On August 13, 1985, Kastenberger attempted to rob the Raiffeisen Bank in Hafnerbach but had to flee without taking any money. The police immediately suspected Kastenberger, but his girlfriend provided him with a false alibi. On November 20, 1987, he successfully robbed the Raiffeisen Bank in Haunoldstein, escaping with 88,000 schillings (approximately €6,400). On February 19, 1988, he robbed three banks in succession, making off with a combined total of more than 1.8 million schillings (approximately €133,000). His largest haul occurred on March 21, 1988, at a Länderbank branch in Vienna, where he stole two million schillings (approximately €145,000).
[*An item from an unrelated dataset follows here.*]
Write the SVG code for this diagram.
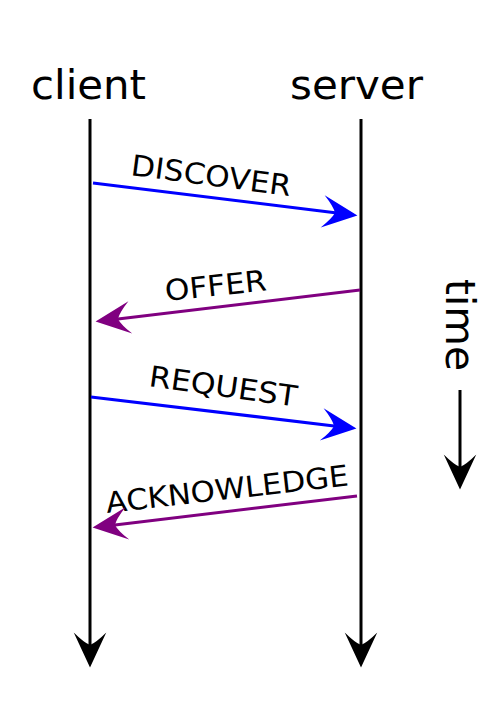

Over the next two days, he robbed two more banks in Vienna, netting one million schillings from each.

==Murders==

On August 13, 1985, the same day he committed his first bank robbery after being released from prison, Kastenberger shot and killed Ewald Pollhammer, a 28-year-old man from Upper Austria. The incident stemmed from an ongoing conflict between the two during a vocational training course.

Additionally, Kastenberger is regarded as the prime suspect in three other murders:

- Kastenberger is suspected of having robbed a gas station in Purkersdorf on May 26, 1984, and shooting and killing 51-year-old station attendant Helene Bubendorfer with an assault rifle.
- Kastenberger is suspected of using an assault rifle to kill officer Friedrich Roger in front of a police station in Vienna on July 25, 1986.
- Kastenberger is suspected of using a stolen government service weapon to kill Brigitte Hranka, who worked as a prostitute.
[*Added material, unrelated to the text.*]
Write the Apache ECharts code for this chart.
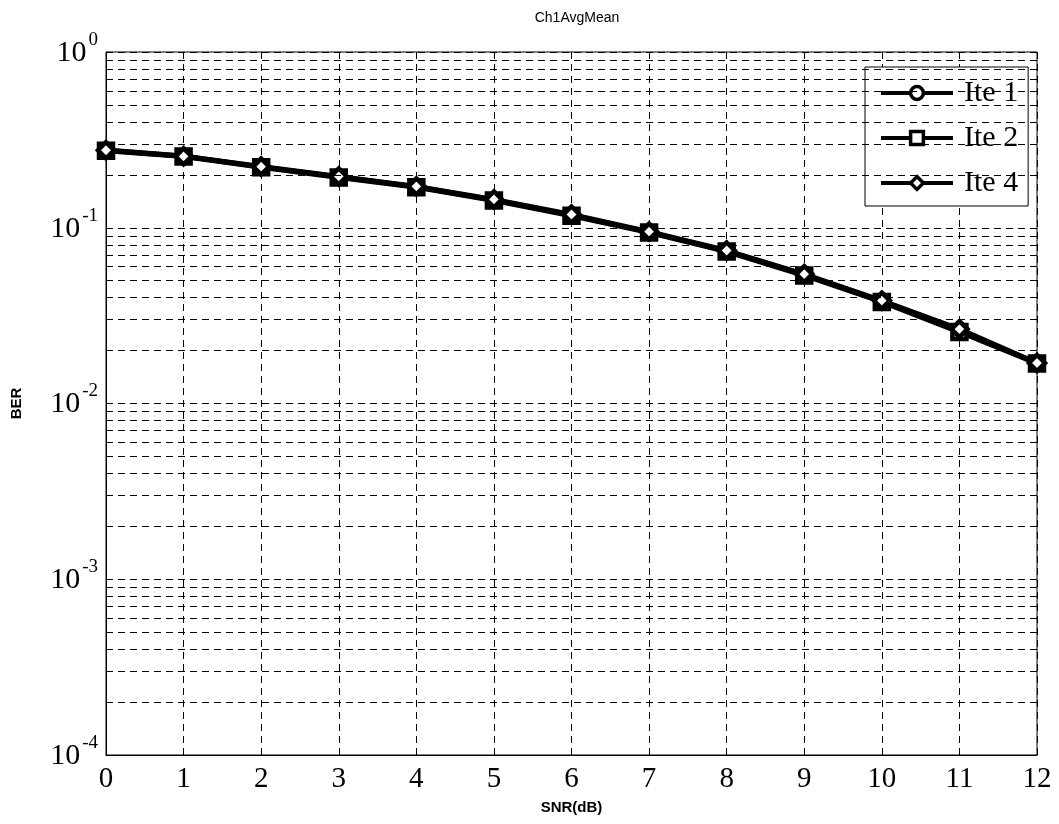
<!DOCTYPE html>
<html><head><meta charset="utf-8">
<script src="https://cdn.jsdelivr.net/npm/echarts@6/dist/echarts.min.js"></script>
<style>html,body{margin:0;padding:0;background:#fff}#c{width:1059px;height:824px}</style>
</head><body><div id="c"></div>
<script>
var snr = [0,1,2,3,4,5,6,7,8,9,10,11,12];
var ite1 = [0.277,0.256,0.222,0.195,0.171,0.144,0.118,0.0945,0.0738,0.0540,0.0382,0.0258,0.0170];
var ite2 = [0.274,0.254,0.221,0.193,0.170,0.143,0.117,0.0940,0.0732,0.0535,0.0378,0.0255,0.0169];
var ite4 = [0.276,0.255,0.223,0.196,0.172,0.145,0.119,0.0950,0.0742,0.0545,0.0385,0.0265,0.0170];
var seriesNames = ['Ite 1','Ite 2','Ite 4'];
var decades = [1e-4,1e-3,1e-2,1e-1];
var minorMult = [2,3,4,5,6,7,8,9];
var minorLines = [];
decades.forEach(function(d){ minorMult.forEach(function(m){ minorLines.push(d*m); }); });

function pairs(arr){ return snr.map(function(x,i){ return [x, arr[i]]; }); }
var chart = echarts.init(document.getElementById('c'));
var serif = 'Liberation Serif';
var sans = 'Liberation Sans';
var dash = [7, 5];
function mk(name, data, symbol, size, extra){
  var s = {
    name: name, type: 'line', data: pairs(data), symbol: symbol, symbolSize: size,
    lineStyle: {color:'#000', width: 5},
    itemStyle: {color:'#fff', borderColor:'#000', borderWidth: 4.5},
    emphasis: {disabled:true}, z: 3
  };
  if (extra) Object.assign(s, extra);
  return s;
}
chart.setOption({
  animation: false,
  backgroundColor: '#fff',
  title: { text: 'Ch1AvgMean', left: 572, top: 6, textAlign: 'center',
    textStyle: { fontFamily: sans, fontSize: 14, fontWeight: 'normal', color: '#000' } },
  grid: { left: 106, right: 22, top: 52, bottom: 69, show: true, borderColor: '#000', borderWidth: 1, backgroundColor: 'transparent' },
  legend: {
    orient: 'vertical', left: 865, top: 67,
    backgroundColor: '#fff', borderColor: '#000', borderWidth: 1,
    padding: [11, 10, 8, 14], itemGap: 15, itemWidth: 72, itemHeight: 16,
    lineStyle: { width: 4, color: '#000' },
    itemStyle: { color: '#fff', borderColor: '#000', borderWidth: 3.5 },
    textStyle: { fontFamily: serif, fontSize: 30, color: '#000', padding: [0, 0, 0, 6] },
    data: seriesNames
  },
  xAxis: {
    type: 'value', min: 0, max: 12, interval: 1,
    name: 'SNR(dB)', nameLocation: 'middle', nameGap: 45,
    nameTextStyle: { fontFamily: sans, fontSize: 15, fontWeight: 'bold', color: '#000' },
    axisLine: { show: true, lineStyle: { color: '#000' } },
    axisTick: { inside: true, length: 6, lineStyle: { color: '#000' } },
    axisLabel: { fontFamily: serif, fontSize: 29, color: '#000', margin: 10 },
    splitLine: { show: true, lineStyle: { color: '#000', type: dash, width: 1 } }
  },
  yAxis: {
    type: 'log', logBase: 10, min: 1e-4, max: 1, splitNumber: 4,
    name: 'BER', nameLocation: 'middle', nameGap: 82, nameRotate: 90,
    nameTextStyle: { fontFamily: sans, fontSize: 15, fontWeight: 'bold', color: '#000' },
    axisLine: { show: true, lineStyle: { color: '#000' } },
    axisTick: { inside: true, length: 6, lineStyle: { color: '#000' } },
    axisLabel: {
      margin: 8,
      formatter: function(v){ var e = Math.round(Math.log10(v)); return '{b|10}{s|' + e + '}'; },
      rich: {
        b: { fontFamily: serif, fontSize: 30, color: '#000', padding: [2, 0, 0, 0] },
        s: { fontFamily: serif, fontSize: 19, color: '#000', padding: [0, 0, 24, 2] }
      }
    },
    splitLine: { show: true, lineStyle: { color: '#000', type: dash, width: 1 } }
  },
  series: [
    mk('Ite 1', ite1, 'circle', 13, {
      markLine: {
        silent: true, symbol: 'none', label: { show: false }, precision: 8,
        lineStyle: { color: '#000', type: dash, width: 1 },
        emphasis: { disabled: true },
        data: minorLines.map(function(v){ return { yAxis: v }; })
      }
    }),
    mk('Ite 2', ite2, 'rect', 14),
    mk('Ite 4', ite4, 'diamond', 16)
  ]
});
</script></body></html>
==Arrest, flight and death==

On November 11, 1988, Kastenberger was arrested and indicted for numerous crimes. During the investigation, authorities found two keys in his apartment for safe deposit boxes containing nearly 5.5 million Schillings (approximately €400,000). Two days later, during his confession proceedings, he jumped out of a first-floor window, landed on the hood of a parked car, and escaped.

The following day, he attempted to steal a woman's car in Gaaden but fled when a police patrol passed by. The next day, in Maria Enzersdorf, he overpowered a man, bound him, and stole his car. The man managed to free himself and alerted the police, who soon discovered the stolen vehicle on the motorway. Kastenberger noticed the police, pulled over to the guardrail, and fled through the woods, where he stole another vehicle in Waasen and escaped via the West Highway. Near Sankt Pölten, he broke through a roadblock and was shot in the back. Before he could be apprehended by the police, Kastenberger took his own life with a gunshot to the head.

The pursuit of Kastenberger was the largest investigation in Austria's post-war history, involving more than 450 officers.

==Other==

Kastenberger was a successful marathon runner in Austria during the 1980s, winning several national races. In 1988, he set a record in the Kainach Mountain Marathon with a time of 3:16:07.

In 2009, director Benjamin Heisenberg dramatized Kastenberger's career as a runner and bank robber in his film The Robber. Andreas Lust starred in the title role. The film was based on Martin Prinz's 2002 novel of the same name, which was translated into English in 2005 by Mike Mitchell and renamed On the Run. The film premiered in February 2010 at the 60th Berlin Film Festival.